Our reading begins with the Ten Commandments which implies that we have and the freedom to choose how to behave as civilized human beings. Then follows that dramatic sentence beginning with the word Sh’ma ,”Listen” or “Understand”. We are told to listen and learn that God is one. Of course, it is much easier to believe that there are many powers governing the universe. After all, human beings are complex and life is not always easy. However the concept of the unity of God is the single thread that binds all of past Jewish historical experience together. And following the Sh’ma comes the familiar sentence “You shall love the Eternal your God with all your heart (mind) and your soul and with all your might.”
We tend to say those words almost automatically. On this Shabbat we need to take the time to think about them.
One God implies that One intelligence suffuses the universe and that human beings are able to sense God’s presence. It says that creation is not cold and heartless. We can understand that we are finite and yet the abiding human yearning for justice, love, freedom and knowledge are spiritual clues to the Infinite nature of God. Finite we may be but we can learn to love God with all our mind, soul and being.
This Shabbat Nachamu acknowledges that , despite catastrophic set-backs ,hope in a better future can never be lost. Tzion b’mishpat tifdeh. “Zion shall be redeemed with justice”. (Isaiah 40:27) In other words, justice will win in the end. It is a deeply Jewish response to defeat and I hope with all my heart that it is true.
Over the last couple of weeks Liberal Jews have celebrated our two hundredth birthday.

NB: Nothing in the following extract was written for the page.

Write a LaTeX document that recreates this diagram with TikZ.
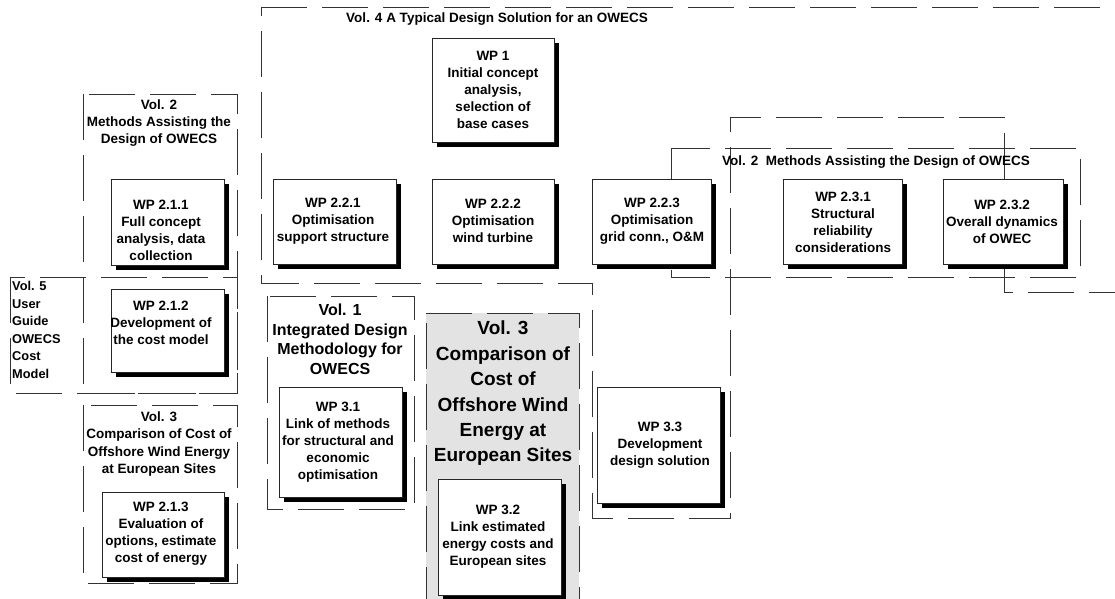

On 17 July 1810 the first Reform religious service was held at a purpose built Jewish school synagogue in Seesen Germany. Local Orthodox rabbis attended the service, instrumental music was played, prayers in Hebrew and in the vernacular were read and a sermon was preached. Since then, of course, we have grown intellectually and physically and we constitute a Jewish majority in the Diaspora. We are a silent majority in Israel who have been alienated by the ruthless use of political coercion and blackmail.
We can see the worst of this abuse of power on You Tube’s eight minute record of the dramatic arrest of Anat Hoffman, Director of the Israel Religious Action Centre, who was charged by the police for the “crime” of carrying a Torah at the Western Wall.
That is the Torah which contains the words of the Sh’ma and the Ten Commandments.
The Ten Commandments are universal. The Sh’ma does not say “Hear, O Orthodox Jews..” It does not even say “Hear, O male Jews”. The Temple, was rebuilt only to be destroyed again and again and its site is sacred to all Jews. No one should feel threatened by either the prayers of men or women who stand beneath its ancient walls.
We have to believe that the return of the Jewish People to Zion will be redeemed with justice. We are comforted by that hope.